Casual readers may not believe this, but in the world of audiophilia there are people who enjoy organising scientific listening tests – or more aptly ‘trials’. These involve assembling panels of human ‘subjects’ to listen to snippets of music played through different setups in double blind tests, pressing buttons or filling in forms to indicate audible differences and preferences. The motivation is often to use science to debunk the ideas of a rival group, who may be known as ‘subjectivists’ or ‘objectivists’, or to confirm the ideas of one’s own group.
There are many, many inherent reasons why such listening tests may not be valid e.g.
- no one can demonstrate that the knowledge you are taking part in an experiment doesn’t impede your ability to hear differences
- a participant who has his own agenda may choose to ‘lie’ in order to pretend he is not hearing differences when he, in fact, is.
- etc. etc.
The tests are difficult and tedious for the participants, and no one who holds the opposing viewpoint will be convinced by the results. At a logical level, they are dubious. So why bother to do the tests? I think it is an ‘appeal to a higher authority’ to arbitrate an argument that cannot be solved any other way. ‘Science’ is that higher authority.
But let’s look at just the logic.
We are told that there are two basic types of listening test:
- Determining or identifying audible difference
- Determining ‘preference’
Presumably the idea is that (1) suggests whether two or more devices or processes are equivalent, or whether their insertion into the audio chain is audibly transparent. If a difference is identified, then (2) can make the information useful and tell us which permutation sounds best to a human. Perhaps there is a notion that in the best case scenario a £100 DAC is found to sound identical to a £100,000 DAC, or that if they do sound different, the £100 DAC is preferred by listeners. Or vice versa.
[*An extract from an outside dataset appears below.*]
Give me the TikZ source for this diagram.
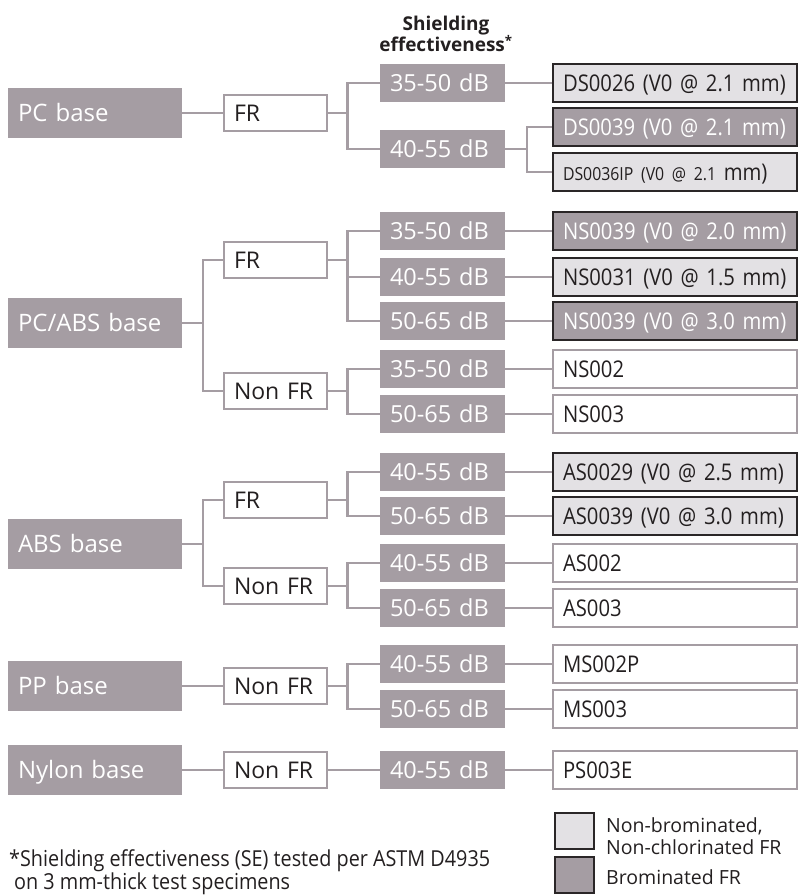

But would anything actually have been gained by a listening test over simple measurements? A DAC has a very specific, well-defined job to do – we are not talking about observing the natural world and trying to work out what is going on. With today’s technology, it is trivial to make a DAC that is accurate to very close objective tolerances for £100 – it is not necessary to listen to it to know whether it works.
For two DACs to actually sound different, they must be measurably quite far apart. At least one of them is not even close to being a DAC: it is, in fact, an effects box of some kind. And such are the fundamental uncertainties in all experiments involving the asking of humans how they feel, it is entirely possible that in a preference-based listening test, the listeners are found to prefer the sound of the effects box.
Or not. It depends on myriad unstable factors. An effects box that adds some harmonic distortion may make certain recordings sound ‘louder’ or ‘more exciting’ thus eliciting a preference for it today – with those specific recordings. But the experiment cannot show that the listeners wouldn’t be bored with the effect three hours, days or months down the line. Or that they wouldn’t hate it if it happened to be raining. Or if the walls were painted yellow, not blue. You get the idea: it is nothing but aesthetic judgement, the classic condition where science becomes pseudoscience no matter how ‘scientific’ the methodology.
The results may be fed into statistical formulae and the handle cranked, allowing the experimenter to declare “statistical significance”, but this is just the usual misunderstanding of statistics, which are only valid under very specific mathematical conditions. If your experiment is built on invalid assumptions, the statistics mean nothing.
If we think it is acceptable for a ‘DAC’ to impose its own “effects” on the sound, where do we stop? Home theatre amps often have buttons labelled ‘Super Stereo’ or ‘Concert Hall’. Before we go declaring that the £100,000 DAC’s ‘effect’ is worth the money, shouldn’t we also verify that our experiment doesn’t show that ‘Super Stereo’ is even better? Or that a £10 DAC off Amazon isn’t even better than that? This is the open-ended illogicality of preference-based listening tests.
If the device is supposed to be a “DAC”, it can do no more than meet the objective definition of a DAC to a tolerably close degree. How do we know what “tolerably close” is? Well, if we were to simulate the known, objective, measured error, and amplify it by a factor of a hundred, and still fail to be able to hear it at normal listening levels in a quiet room, I think we would have our answer. This is the one listening test that I think would be useful.